The Department of French Literature, Thought and Culture and the Advanced Certificate Program in Poetics and Theory Present "Earthlings Against Latour! or Problems of Political Agency in the Anthropocene", A Workshop with Martin Crowley, NYU Comparative Literature & University of Cambridge.
Martin Crowley, who is Reader in French Thought and Culture, Anthony L. Lyster Fellow in Modern and Medieval Languages at the University of Cambridge, and the General Editor of French Studies, is currently visiting professor of Comparative Literature at NYU. He is completing a book project on new directions in contemporary french thought, particularly in work by Latour, Malabou, and Stiegler.

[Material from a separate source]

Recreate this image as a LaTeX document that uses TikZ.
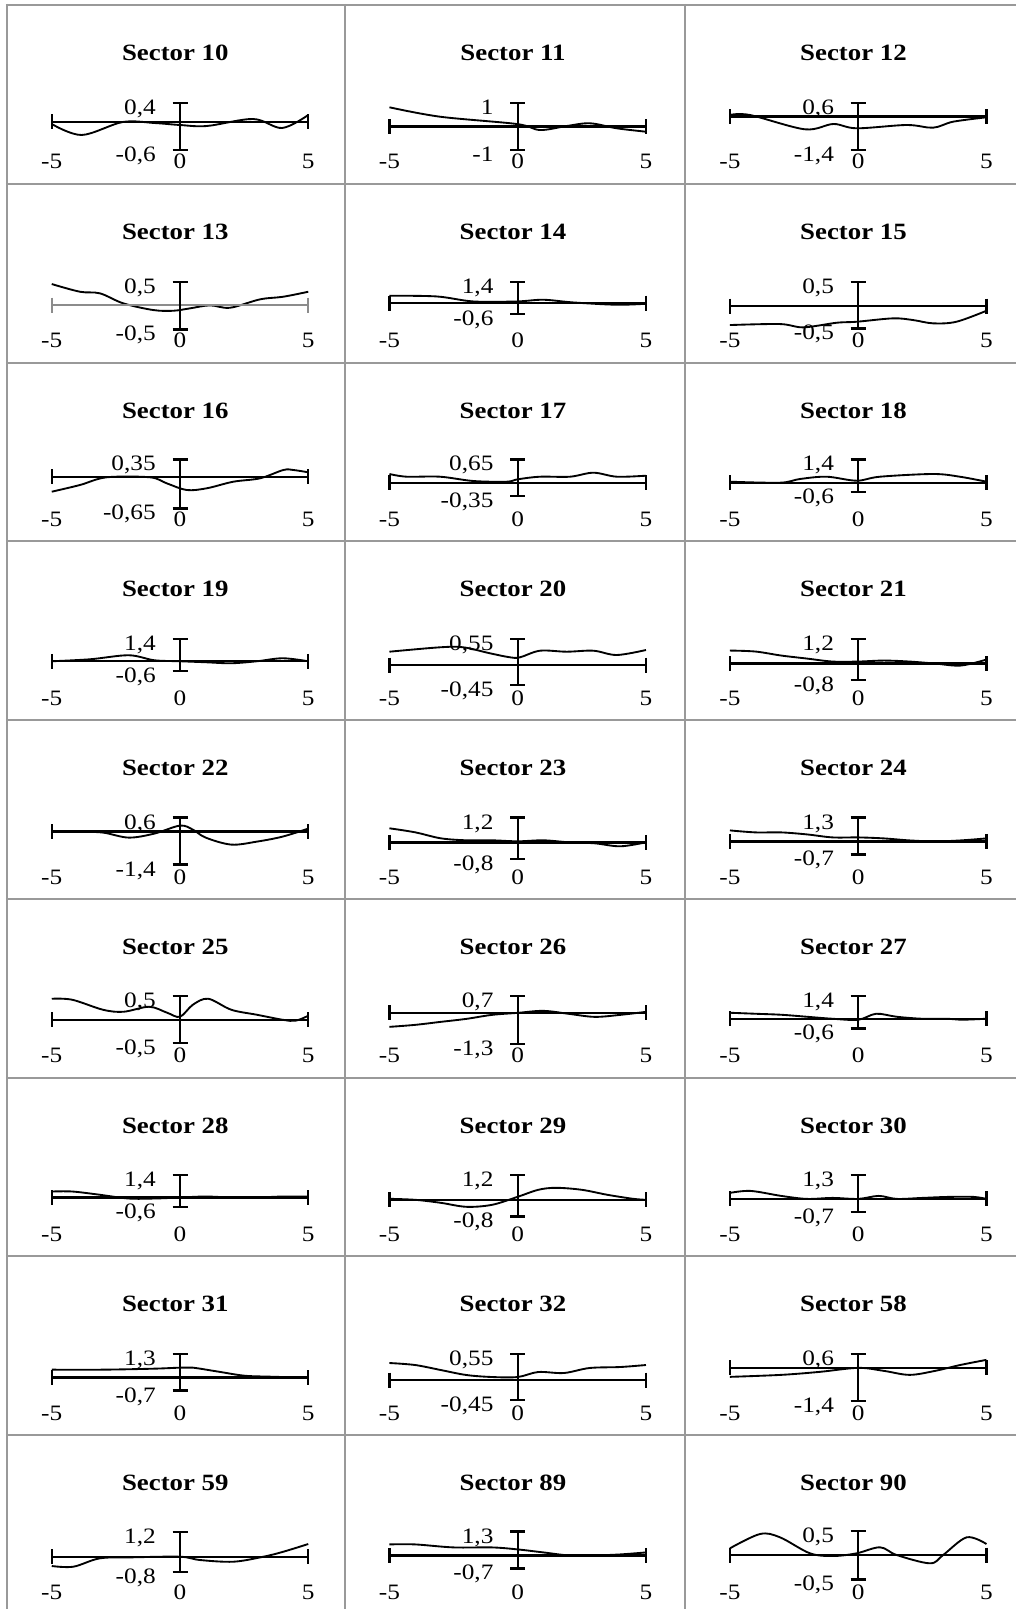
\documentclass[tikz,border=0pt]{standalone}
\usepackage{fontspec}
\setmainfont{Liberation Serif}[FakeStretch=1.15]
\tikzset{
  gridline/.style={draw=black!40, line width=1.5pt},
  axisline/.style={draw=\xaxcol, line width=1.8pt},
  yaxisline/.style={draw=black, line width=1.8pt},
  curveline/.style={draw=black, line width=1.4pt, line join=round},
  ttl/.style={font=\fontsize{17.5}{20}\selectfont\bfseries, inner sep=0pt, anchor=base},
  lab/.style={font=\fontsize{16.5}{19}\selectfont, inner sep=0pt},
}
\def\xaxcol{black}
% #1 cell left, #2 row top, #3 number, #4 top rel, #5 zero rel, #6 bottom rel, #7 top label, #8 bottom label, #9 curve
\newcommand\chartcell[9]{%
  \node[ttl] (t#3) at (#1+168.5,#2+55.5) {Sector #3};
  \begin{scope}[shift={(#1+173.2,#2+#5)}]
    \coordinate (xl#3) at (-128.25,0);
    \coordinate (xr#3) at (128.25,0);
    \coordinate (yt#3) at (0,#4-#5);
    \coordinate (yb#3) at (0,#6-#5);
    \draw[curveline, xscale=25.65] plot[smooth, tension=0.55] coordinates {#9};
    \draw[axisline] (xl#3) -- (xr#3);
    \draw[axisline] (xl#3) ++(0,-7.5) -- ++(0,15);
    \draw[axisline] (xr#3) ++(0,-7.5) -- ++(0,15);
    \draw[yaxisline] (yt#3) -- (yb#3);
    \draw[yaxisline] (yt#3) ++(-7.5,0) -- ++(15,0);
    \draw[yaxisline] (yb#3) ++(-7.5,0) -- ++(15,0);
    \node[lab, anchor=base east] (hi#3) at (-24,#4-#5+11.5) {#7};
    \node[lab, anchor=base east] (lo#3) at (-24,#6-#5+11.5) {#8};
    \node[lab, anchor=base] (xm#3) at (-128.25,164-#5) {-5};
    \node[lab, anchor=base] (xz#3) at (0,164-#5) {0};
    \node[lab, anchor=base] (xp#3) at (128.25,164-#5) {5};
  \end{scope}
}
\begin{document}
\begin{tikzpicture}[x=0.75pt,y=-0.75pt]
\useasboundingbox (0,0) rectangle (1016,1609);
\fill[white] (0,0) rectangle (1016,1609);
% grid
\foreach \k in {0,...,8} \draw[gridline] (5.8,5+178.75*\k) -- (1016,5+178.75*\k);
\foreach \xx in {6.8,344.5,685} \draw[gridline] (\xx,4) -- (\xx,1609);
% charts
\def\CA{6.8}\def\CB{344.5}\def\CC{685}
% row 1
\chartcell{\CA}{5}{10}{98}{117}{145}{0,4}{-0,6}{(-5,2) (-3.83,13) (-2.23,0) (-1,1) (0,3) (1.05,4) (2.85,-3) (3.98,6) (5,-7)}
\chartcell{\CB}{5}{11}{98}{121.7}{145}{1}{-1}{(-5,-19.4) (-3.03,-10) (-0.04,-2.7) (0.87,3.3) (1.91,-0.7) (2.82,-3.4) (3.86,1.6) (5,5)}
\chartcell{\CC}{5}{12}{98.3}{111.7}{145}{0,6}{-1,4}{(-5,-1.7) (-4.22,-1.7) (-2.08,12.6) (-0.97,7.3) (-0.06,11.6) (1.89,8.3) (2.92,11) (3.7,5) (5,0.6)}
% row 2
\begin{scope}\def\xaxcol{black!45}
\chartcell{\CA}{183.75}{13}{98}{121.3}{145.6}{0,5}{-0,5}{(-5,-21) (-3.9,-13.3) (-3.12,-11.7) (-2.21,-1.7) (-1.04,5) (-0.26,5.7) (0.39,3.3) (1.17,0.3) (1.95,2.7) (3.12,-5.7) (4.02,-8.3) (5,-13.3)}
\end{scope}
\chartcell{\CB}{183.75}{14}{98.3}{119.3}{130.3}{1,4}{-0,6}{(-5,-7.3) (-3.16,-6.6) (-1.73,-1.6) (-0.04,-1.6) (1,-3.3) (2.17,-0.6) (3.86,1.7) (5,0.7)}
\chartcell{\CC}{183.75}{15}{98}{122.3}{144.6}{0,5}{-0,5}{(-5,19) (-3.05,18) (-2.14,21.3) (-0.84,16.7) (-0.06,15.7) (1.36,12.3) (2.14,14) (2.92,17.3) (3.83,15.7) (5,4.7)}
% row 3
\chartcell{\CA}{362.5}{16}{96.8}{114.2}{145.8}{0,35}{-0,65}{(-5,15) (-3.9,8.3) (-2.86,0.6) (-1.17,0.6) (-0.52,6.6) (0.26,13.3) (1.04,11.6) (2.08,5) (3.12,1.6) (4.03,-6.7) (4.42,-6.7) (5,-4.4)}
\chartcell{\CB}{362.5}{17}{96.8}{120.2}{133.2}{0,65}{-0,35}{(-5,-8.7) (-4.33,-6) (-3.03,-6) (-1.73,-1.7) (-0.43,-1) (0,-3.4) (0.87,-6) (2.04,-6) (2.95,-10) (3.86,-6) (5,-7)}
\chartcell{\CC}{362.5}{18}{96.8}{120.2}{129.2}{1,4}{-0,6}{(-5,-1) (-3.05,0) (-2.27,-3.7) (-1.23,-6) (-0.06,-2) (0.85,-6) (2.92,-8.7) (3.96,-6) (5,-1)}
% row 4
\chartcell{\CA}{541.25}{19}{97.5}{120}{129.7}{1,4}{-0,6}{(-5,0) (-3.5,-2) (-2,-6) (-1,-1) (0,0) (1,1) (2,2) (3,0) (4,-3) (5,0)}
\chartcell{\CB}{541.25}{20}{97.75}{123.75}{143.75}{0,55}{-0,45}{(-5,-13.3) (-3.03,-17.7) (-2.12,-17.7) (-1.08,-11.7) (-0.3,-7.7) (0.09,-7.7) (0.87,-14.3) (1.91,-13.3) (2.95,-14.3) (3.86,-10) (5,-15)}
\chartcell{\CC}{541.25}{21}{97.5}{122.3}{138.9}{1,2}{-0,8}{(-5,-13) (-4,-12) (-3,-8) (-2,-5) (-1,-2) (0,-2) (1,-3) (2,-2) (3,0) (4,2) (5,-4)}
% row 5
\chartcell{\CA}{720}{22}{97.5}{111.6}{144.5}{0,6}{-1,4}{(-5,0) (-4,0) (-3,1) (-2,6) (-1,2) (0,-6) (0.5,-2) (1,6) (2,13) (3,10) (4,5) (5,-3)}
\chartcell{\CB}{720}{23}{97.5}{122.3}{138.9}{1,2}{-0,8}{(-5,-14) (-4,-10) (-3,-4) (-2,-2) (-1,-2) (0,-1) (1,-2) (2,0) (3,1) (4,4) (5,0)}
\chartcell{\CC}{720}{24}{97.5}{121.4}{134.3}{1,3}{-0,7}{(-5,-11) (-4,-9) (-3,-9) (-2,-7) (-1,-4) (0,-4) (1,-3) (2,-1) (3,0) (4,-1) (5,-3)}
% row 6
\chartcell{\CA}{898.75}{25}{97.5}{121}{144.5}{0,5}{-0,5}{(-5,-21) (-4.2,-20) (-3,-10) (-2.2,-8) (-1.2,-13) (-0.5,-7) (0,-3) (0.5,-15) (1.1,-21) (2,-10) (3,-5) (4,0) (4.5,1) (5,-4)}
\chartcell{\CB}{898.75}{26}{97.5}{114.1}{145}{0,7}{-1,3}{(-5,14) (-4,12) (-3,9) (-2,6) (-1,2) (0,0) (1,-2) (2,1) (3,4) (4,2) (5,-1)}
\chartcell{\CC}{898.75}{27}{97.5}{120}{129.7}{1,4}{-0,6}{(-5,-6) (-4,-5) (-3,-4) (-2,-2) (-1,0) (0,1) (0.7,-5) (1.5,-2) (2.5,0) (3.5,0) (4,1) (5,0)}
% row 7
\chartcell{\CA}{1077.5}{28}{97.5}{120}{129.7}{1,4}{-0,6}{(-5,-6) (-4.2,-6) (-3.2,-3) (-2,1) (-1,1) (0,0) (1,-1) (2,0) (3,0) (4,-1) (5,-1)}
\chartcell{\CB}{1077.5}{29}{97.5}{122.3}{138.9}{1,2}{-0,8}{(-5,-1) (-4,0) (-3,3) (-2,7) (-1,5) (0,-3) (0.8,-10) (1.5,-12) (2.5,-10) (3.5,-5) (4.5,-1) (5,0)}
\chartcell{\CC}{1077.5}{30}{97.5}{121.4}{134.3}{1,3}{-0,7}{(-5,-6) (-4.2,-8) (-3,-3) (-2,0) (-1,-1) (0,0) (0.8,-3) (1.5,0) (2.5,-1) (3.5,-2) (4.5,-2) (5,0)}
% row 8
\chartcell{\CA}{1256.25}{31}{97.5}{121.4}{134.3}{1,3}{-0,7}{(-5,-8) (-3,-8) (-1,-9) (0,-10) (0.5,-10) (1.5,-6) (2.5,-2) (3.5,-1) (5,0)}
\chartcell{\CB}{1256.25}{32}{97.75}{123.75}{143.75}{0,55}{-0,45}{(-5,-17) (-4,-15) (-3,-10) (-2,-5) (-1,-3) (0,-3) (0.8,-8) (1.8,-7) (2.8,-12) (4,-13) (5,-15)}
\chartcell{\CC}{1256.25}{58}{97.5}{111.6}{144.5}{0,6}{-1,4}{(-5,9) (-3,7) (-1.5,4) (0,0) (1,3) (2,7) (3,3) (4,-3) (5,-8)}
% row 9
\chartcell{\CA}{1435}{59}{96.7}{121.7}{136.7}{1,2}{-0,8}{(-5,9.3) (-4.16,10) (-3.12,1.6) (-1.82,0.6) (0,0) (0.78,3.3) (2.08,5) (3.25,0) (4.03,-5) (5,-12.7)}
\chartcell{\CB}{1435}{89}{96.5}{120.4}{133.3}{1,3}{-0,7}{(-5,-11) (-4,-11) (-2.5,-8) (-1,-8) (0,-6) (1,-3) (2,0) (3,0) (4,-1) (5,-3)}
\chartcell{\CC}{1435}{90}{95.7}{120}{144.3}{0,5}{-0,5}{(-5,-6.7) (-3.83,-21) (-3.05,-17.7) (-1.88,-1.7) (-0.97,1) (-0.06,-1.7) (0.85,-7.7) (1.5,0) (2.8,8.3) (3.31,0) (4.23,-17.7) (5,-11)}
\end{tikzpicture}
\end{document}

He presented some of this exciting work at a talk in February on “Catherine Malabou’s Accidental Agency.” In this paper, Professor Crowley explores the following questions:
"If the Anthropocene describes human activity as a distinctive geophysical force, this activity has simultaneously emerged as enmeshed with the actions of all kinds of other beings. What are the consequences of this for an understanding of political agency? Bruno Latour's recasting of agency across human-nonhuman assemblages is here fundamental. But we must also go beyond Latour, to imagine political agency as not only ecologically plural, but also robust enough to fight for this plurality in the conflicts of the Anthropocene."
This informal workshop will be an excellent opportunity for those of you interested in contemporary French thought to engage a leading scholar and editor in his field. A short paper, which will be the basis of the discussion, will be pre-circulated a week before the workshop.